The Clint paper shows that per-packet header overhead matters, because the payload is small: 248 bytes on the Torus, after allowing for an 8-byte header read by the hardware. The hardware likes data on 16-byte boundaries, so an extra 8-byte sofware header fits well. That is too small for a complete message context, so Clint transmits a larger header containing a full context in every initial message until the first response from the receiver provides its own unique identifier for that context, reducing the header to the near minimal 8 bytes in all subsequent messages. The scheme saves the latency of a round trip to establish that context first, and avoids wasting bandwidth on big headers in all packets.

What do we need from our transport protocol? We certainly need virtual circuits for 9P connections, and reliable messaging for MPI-like things.
Of the existing protocols, XTP looked the most promising: it offers fast setup of contexts for message sending, including context key exchange (with a similar effect to Clint). It follows URP in making the receiver reactive, which allows it to support both datagrams and connections in the same structure by having a transmitter drive the receiver appropriately. The receiver state is transmitted only on demand, and promptly, removing the need for most timers at the receiver.
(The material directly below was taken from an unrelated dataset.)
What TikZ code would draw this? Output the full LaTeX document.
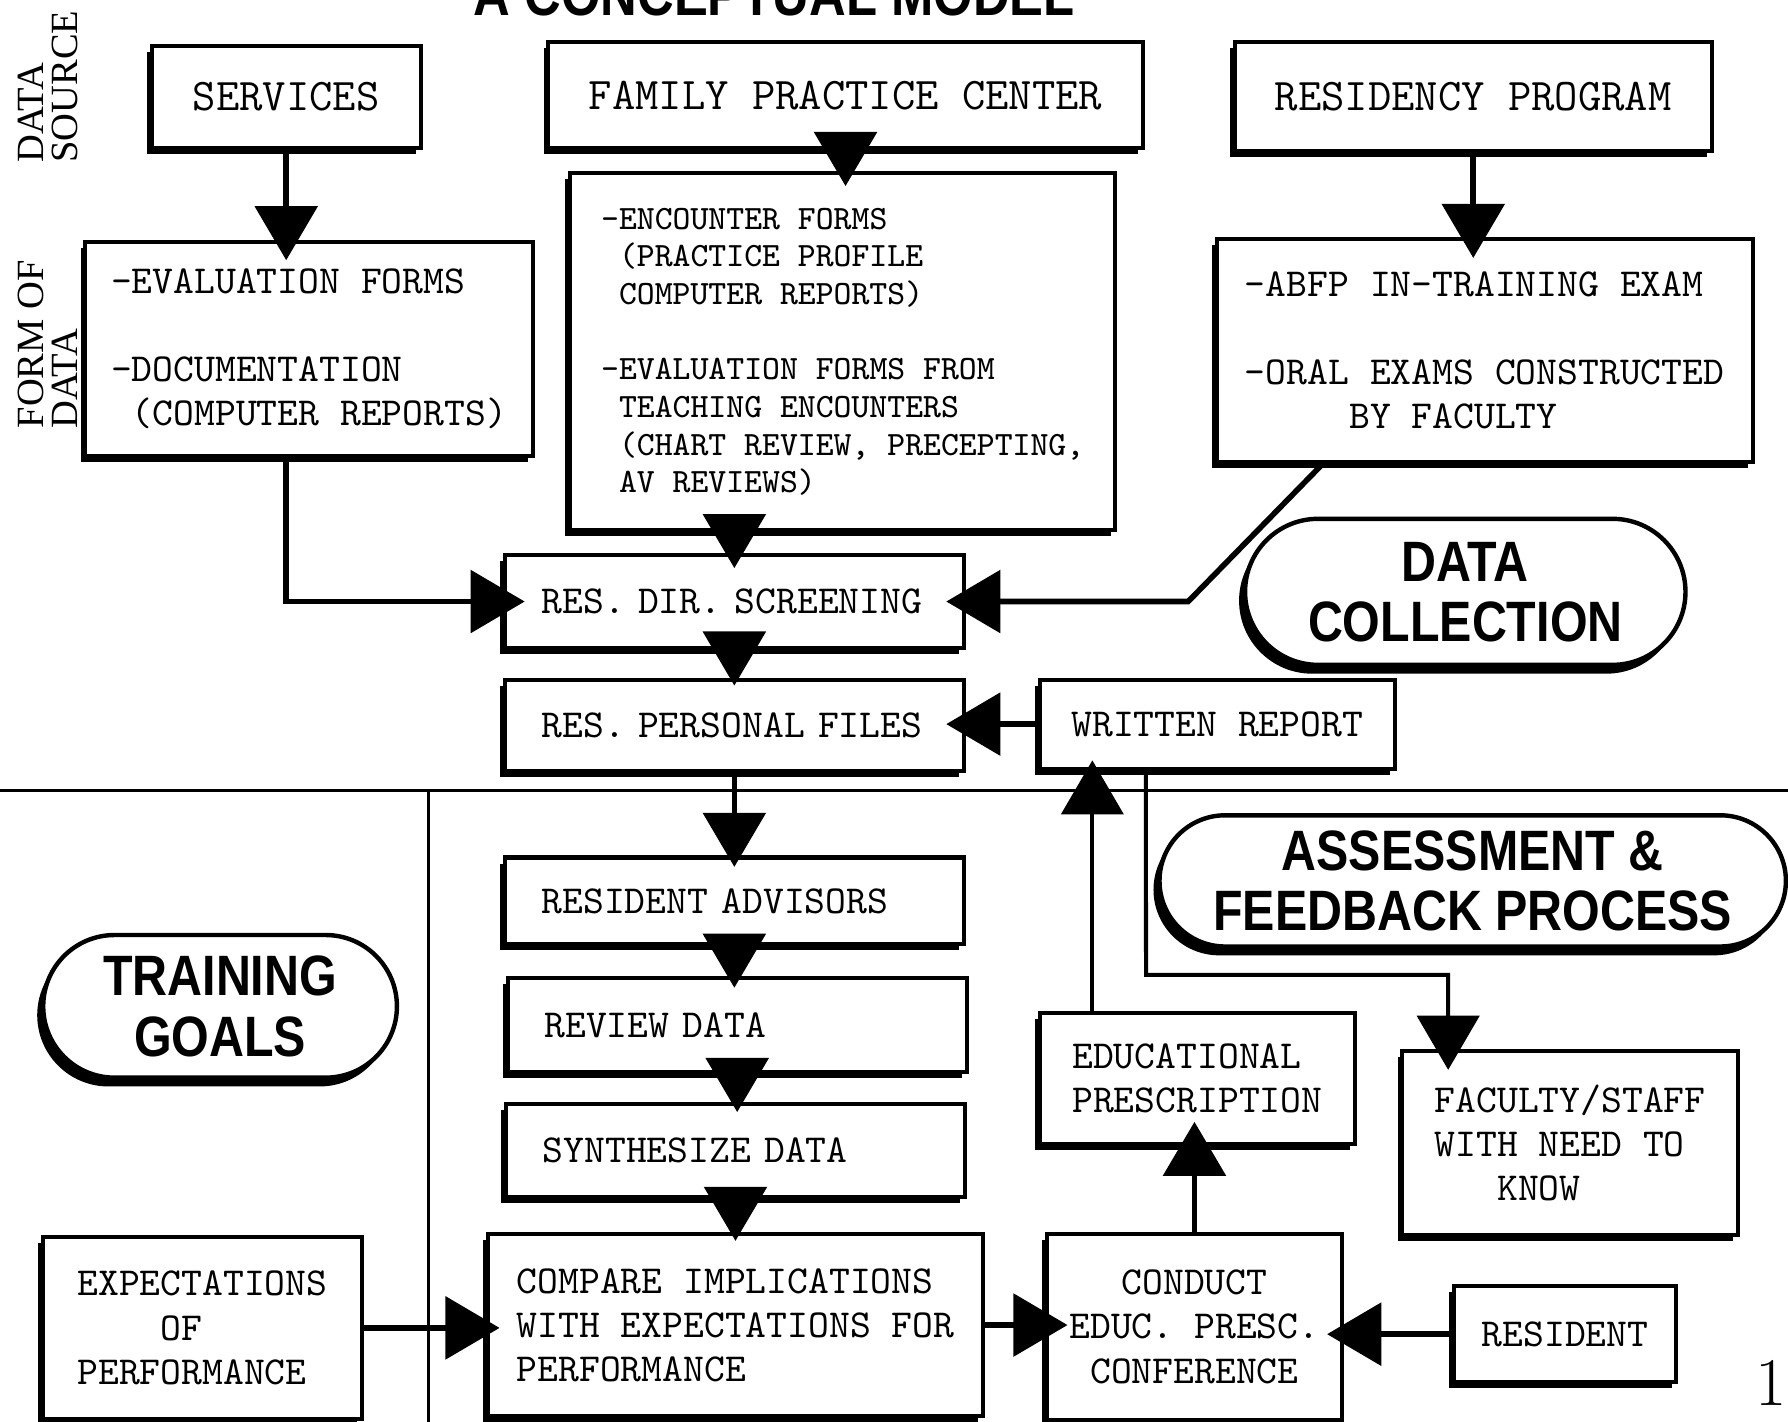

I am currently implementing a simplified variant of XTP, with a nod or two to Nonet. The packet formats are different, with a view towards a more subtle implementation along x-kernel lines. Some aspects of XTP are replaced by other mechanisms. I think rate-based control is better done at the application level, for instance, and we might do something a little different for multicast, given the special forms of multicast supported by the Tree and Torus. Timers can be rather sloppy and statically-defined, because errors will typically arise only because a node crashes or hangs, or someone is careless with the wire cutters. Out-of-order delivery will occur on the Torus and must not cause needless retransmissions, but how many packet frames might elapse before an obviously missing packet is declared lost? Apart from that, the reliability of the networks allows an early driver to assume error-free networks, with later support for retransmission and other error recovery.